In the debate over poverty and economic inequality it's become increasingly difficult for facts and credible research to prevail. Instead, the debate is dominated by alarmist appeals and adventurous theories.
It becomes even more questionable when important consultancies latch onto this trend. Recent studies by the Organisation for Economic Co-operation and Development and the International Monetary Fund have claimed that inequality will harm economic growth, while greater equality would lead to greater prosperity everywhere. The OECD, for example, estimates that Germany's GDP would be 6 percent greater today if inequality had not been on the rise since 1985.
Because economic studies often emphasize conflicts between growth and distribution targets, the OECD results appear to be revolutionary. But they're not. The conclusions are a misinterpretation of the present data and analysis results.
The correlation between growth and the Gini coefficient (a commonly used measure of inequality) shows no causal effect of inequality on grown rates. Inequality and growth are influenced by a multitude of factors, including technological changes and the globalization of business, as well as political measures.
The policies of Margaret Thatcher brought climbing income disparity, but also an economic boom. Ángel Gurría, OECD Secretary General
The study also assumes that inequality and growth in emerging markets such as Turkey or Mexico correlate with highly developed welfare states like Sweden or Germany. That's nonsense.

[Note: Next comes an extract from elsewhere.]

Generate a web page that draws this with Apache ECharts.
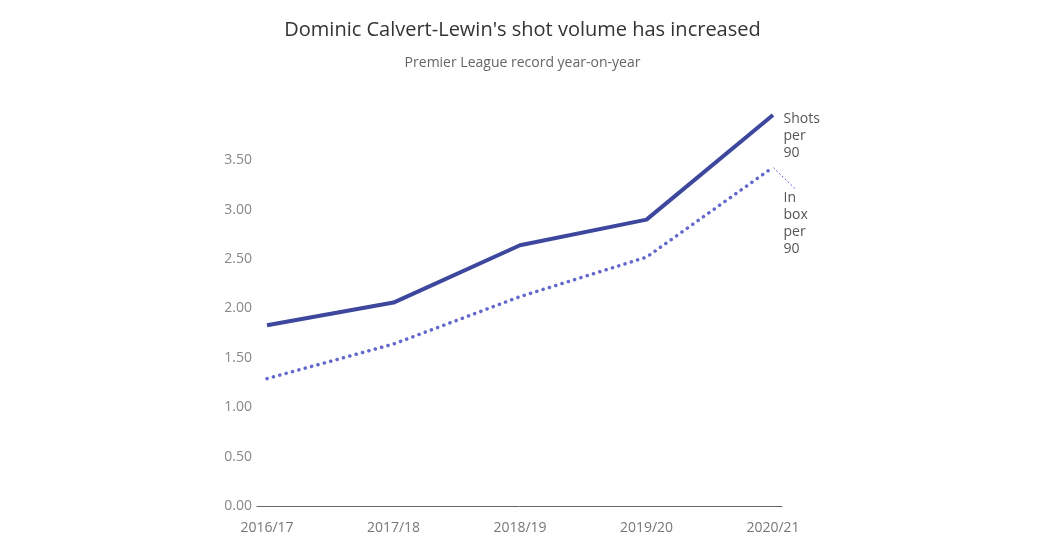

The study fails to examine whether the results also apply when the base year, or the growth phases being studied, are changed. The German Council of Economic Experts carried out these analyses in its most recent appraisal and showed that the claimed negative correlation between inequality and growth is not robust. When one alters the specifications, the portents also sometimes change.
It's also irritating that the studies from the IMF and the OECD contradict each other. The IMF claims that inequality due to growing high-end incomes is bad for growth, the OECD maintains the opposite: that high incomes would not affect the growth, it's low incomes that are the problem. At the same time, the OECD comes to the conclusion that educational investment doesn't affect economic growth. How that fits in is a mystery.
On the question of how inequality and growth are connected, there's a comprehensive body of literature. Overall, the finding is that there is no strong relationship, neither negative nor positive. That's not surprising when one considers the economic impact channels that connect inequality and growth. For example, higher investment in education for children can reduce inequality from disadvantaged backgrounds and enhance growth.
On the other hand, when a highly developed welfare state is in a predicament because of redistributive taxes and regulations are stifling performance and reducing incentive to invest, deregulation and tax cuts lead to greater inequality but also to more growth. Great Britain in the 1980s or Sweden in the 1990s are good examples.
The policies of Margaret Thatcher brought climbing income disparity, but also an economic boom. At the beginning of the 1990s, Sweden was in a severe economic crisis, partly as a result of escalating welfare costs. The politicians devised a raft of reforms which revitalized the economy but at the same time increased income disparity.
The economic policy mix should aim for growth that benefits all levels of society, not just the wealthy. But it's wishful thinking to assume that lower inequality leads automatically to more growth and that redistribution policies can be built up without consideration for their effects on growth. Nor is it an economic framework that effective policy can be built around.